D0024 Comparing pupation chambers formed by healthy tobacco budworm (Heliothis virescens) larvae to those formed by larvae parasitized with the koinobiont, Toxoneuron nigriceps.

Monday, December 13, 2010
Grand Exhibit Hall (Town and Country Hotel and Convention Center)
Ruth E. Henderson , Department of Entomology, Washington State University, Prosser, WA
S. Bradleigh Vinson , Department of Entomology, Texas A&M University, College Station, TX
Koinobiont parasitoids manipulate their hosts in many ways to make them more suitable for internal development. However, they have also been known to alter host behavior in ways that benefit the parasitoid during external pupation. Some examples include causing hosts to move to suitable locations before parasitoid egression, and causing moribund hosts to stay on, and protect, parasitoid cocoons.

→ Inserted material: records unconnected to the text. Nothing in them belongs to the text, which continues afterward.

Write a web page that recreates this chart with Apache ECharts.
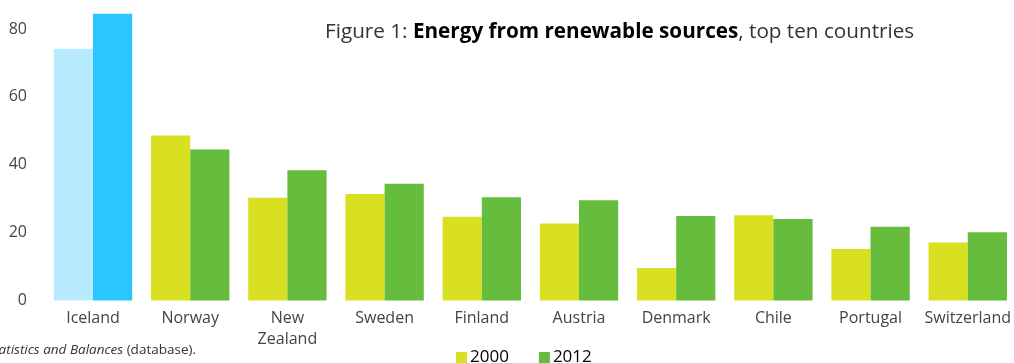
<!DOCTYPE html>
<html><head><meta charset="utf-8">
<script src="https://cdn.jsdelivr.net/npm/echarts@6/dist/echarts.min.js"></script>
<style>html,body{margin:0;padding:0;background:#fff}#c{width:1014px;height:363px}</style>
</head><body><div id="c"></div>
<script>
const categories = ['Iceland','Norway','New\nZealand','Sweden','Finland','Austria','Denmark','Chile','Portugal','Switzerland'];
const values2000 = [74.2, 48.6, 30.3, 31.4, 24.7, 22.7, 9.6, 25.1, 15.2, 17.1];
const values2012 = [84.5, 44.5, 38.4, 34.4, 30.4, 29.5, 24.9, 24.0, 21.7, 20.1];
const yTicks = [0, 20, 40, 60, 80];
const seriesNames = ['2000', '2012'];

const FONT = 'Open Sans';
const chart = echarts.init(document.getElementById('c'));
function mk(vals, base, hi) {
  return vals.map((v, i) => i === 0 ? {value: v, itemStyle: {color: hi}} : {value: v, itemStyle: {color: base}});
}
chart.setOption({
  animation: false,
  textStyle: {fontFamily: FONT},
  grid: {left: 93, right: 44, top: 1.8, bottom: 62.5, containLabel: false},
  title: {
    left: 320, top: 17,
    text: '{a|Figure 1: }{b|Energy from renewable sources}{a|, top ten countries}',
    textStyle: {
      rich: {
        a: {fontFamily: FONT, fontSize: 20.7, color: '#333', fontWeight: 'normal'},
        b: {fontFamily: FONT, fontSize: 20.7, color: '#000', fontWeight: 'bold'}
      }
    }
  },
  legend: {
    left: 451, top: 344,
    itemWidth: 11, itemHeight: 11, itemGap: 30,
    icon: 'rect',
    textStyle: {fontFamily: FONT, fontSize: 17, color: '#000', padding: [0,0,0,-2]},
    data: seriesNames
  },
  graphic: [{
    type: 'text', right: 1014 - 196, top: 343,
    style: {
      text: '{n|Source: IEA (2014), World Energy }{i|Statistics and Balances}{n| (database).}',
      rich: {
        n: {fontFamily: FONT, fontSize: 13.5, fill: '#333'},
        i: {fontFamily: FONT, fontSize: 13.5, fill: '#333', fontStyle: 'italic'}
      }
    }
  }],
  xAxis: {
    type: 'category', data: categories, boundaryGap: false,
    axisLine: {show: false}, axisTick: {show: false}, splitLine: {show: false},
    axisLabel: {interval: 0, fontSize: 16, color: '#444', margin: 7, lineHeight: 21, fontFamily: FONT}
  },
  yAxis: {
    type: 'value', min: 0, max: 88, interval: 20,
    axisLine: {show: false}, axisTick: {show: false}, splitLine: {show: false},
    axisLabel: {fontSize: 16, color: '#444', margin: 66, fontFamily: FONT,
      formatter: v => yTicks.includes(v) ? String(v) : ''}
  },
  series: [
    {name: seriesNames[0], type: 'bar', barWidth: 39.2, barGap: '0%', clip: false, itemStyle: {color: '#d9e021'},
     data: mk(values2000, '#d9e021', '#b8eafd')},
    {name: seriesNames[1], type: 'bar', barWidth: 39.2, barGap: '0%', clip: false, itemStyle: {color: '#66bd3d'},
     data: mk(values2012, '#66bd3d', '#29c6ff')}
  ]
});
</script></body></html>
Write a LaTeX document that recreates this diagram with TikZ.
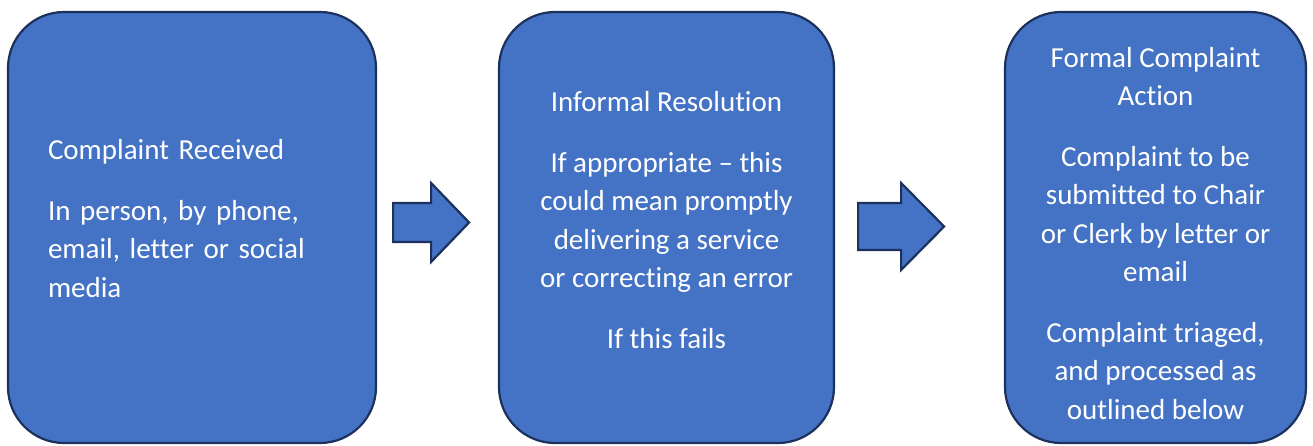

Toxoneuron nigriceps (Hymenoptera: Braconidae), a solitary koinobiont parasitoid, normally pupates within a cocoon. However, T. nigriceps pre-pupae can only form cocoons within small, enclosed spaces. When left on a flat surface, pre-pupae will simply lay down bed of silk, which they can rarely successfully pupate on top of. In the field, T. nigriceps pupates in a subterranean pupation chamber formed by its host, Heliothis virescens (Lepidoptera: Noctuidae). Both healthy and parasitized H. virescens larvae form these chambers in the soil. Since H. virescens pupae differ from T. nigriceps pupae in both size and shape, it may benefit T. nigriceps larvae to manipulate their hosts into forming pupation chambers that better suit their own needs.

In order to determine whether or not T. nigriceps alters the pupation chamber formation behavior of its host, chambers formed in soil by both healthy and parasitized H. virescens larvae will be compared. The parameters to be investigated are shape, depth below soil, volume and silk content of chambers.